Scalable Backend Secret Sauce

There’s an implementation principle of a scalable backend system which I find among the most important ones. It’s about minimization of compute resources footprint of a request handler for every possible request. This principle isn’t only applicable to handlers in request/response scenarios, e.g. REST or GraphQL APIs. For a session-based handler like a websocket handler pretty much same logic applies. In such scenario it’s still a key if one aims at squeezing the most scalability out of the backend system they deal with.

A simple example to illustrate

Let’s dive in right away with a simple Pythonic example. Consider following two simple Django view functions:

from django.http import HttpRequest, Http404
from myapp.models import MyModel


def view_with_len(request: HttpRequest, model_pk: int):
    if len(MyModel.objects.filter(pk=model_pk)) == 0:
        raise Http404("No model with such PK")
    # Rest of the code isn't relevant for this example


def view_with_orm_count(request: HttpRequest, model_pk: int):
    if MyModel.objects.filter(pk=model_pk).count() == 0:
        raise Http404("No model with such PK")
    # Rest of the code isn't relevant for this example

Let’s put aside a bit controversial way of checking the existence of the specified row in MyModel‘s database table. In practice we’re likely to use EAFP-ish try/except with the combination of Django object manager .get method in this particular case. Nevertheless such implementation allows pretty good demo of footprint minimization approach.

The problem for a scalable backend

At first sight both pieces of code do pretty much the same thing. Moreover while system load is low both would work mostly identical. The situation will change drastically with the increase of the system’s load. There are 2 main factors: row count of MyModel‘s database table and parallel execution of request handlers.

Caveat: by parallel execution in this case I mean any way of having multiple in-flight requests. The difference in compute footprint for these 2 snippets is related to memory rather than CPU. In such case all we need is multiple in-memory request handling structures. That can be achieved with either synthetic or physical threads of execution in the same process space. Similarly coroutines/greenlets or multiple OS processes will have similar effect.

With that clarified let’s continue. The raising number of both parallel executions and rows in the table will result in the higher memory consumption of view_with_len view in comparison to with_with_orm_count. That will lead to much less scalability of the former in comparison to the latter. The culprit of that is simple: Django object manager .count method results in a single SQL query retrieving number of rows. Usage of built-in len() function requires ORM to fetch all the rows and populate Python MyModel objects before calculating the length of the resulting collection. The amount of insignificant work for this particular case done by view_with_len will be enormous with large datasets. It can even lead to stability issues, e.g. timeouts, rather than just hampering the scalability of the system.

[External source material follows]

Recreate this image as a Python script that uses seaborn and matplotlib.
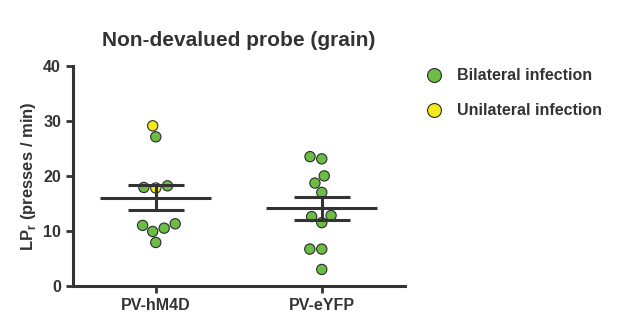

Application of the principle

The principle of minimal compute resources footprint sounds easy in theory. It could be really hard to consistently apply it in practice when it comes to such subtle differences as in the example we just covered. Basically for every request handler there could be an optimal logic flow which will minimize the footprint. It’s usually all about just 2 things to get to a scalable backend. The first is short circuiting execution as soon as possible for lower CPU consumption. The second is loading in memory only the data which is absolutely required for the current state of the request handler execution for lower memory usage. Here are some examples of applying these practices:

  • Validate input present in request handler right away & short circuit execution for any failed validation.
  • Validate system state while materializing minimal required dataset & short circuit execution if operation shouldn’t be permitted.
  • Ensure the dataset used by the request handler is always as small as possible for the task at hand.

Development team/organization awareness is a key for long-term maintainability of the well optimized request handlers. Unaware developer can unintentionally break the optimal flow by introducing new behavior or even during refactoring. The best practice is to make this an inherent part of the overall development culture if scalability is really important for the systems people work on.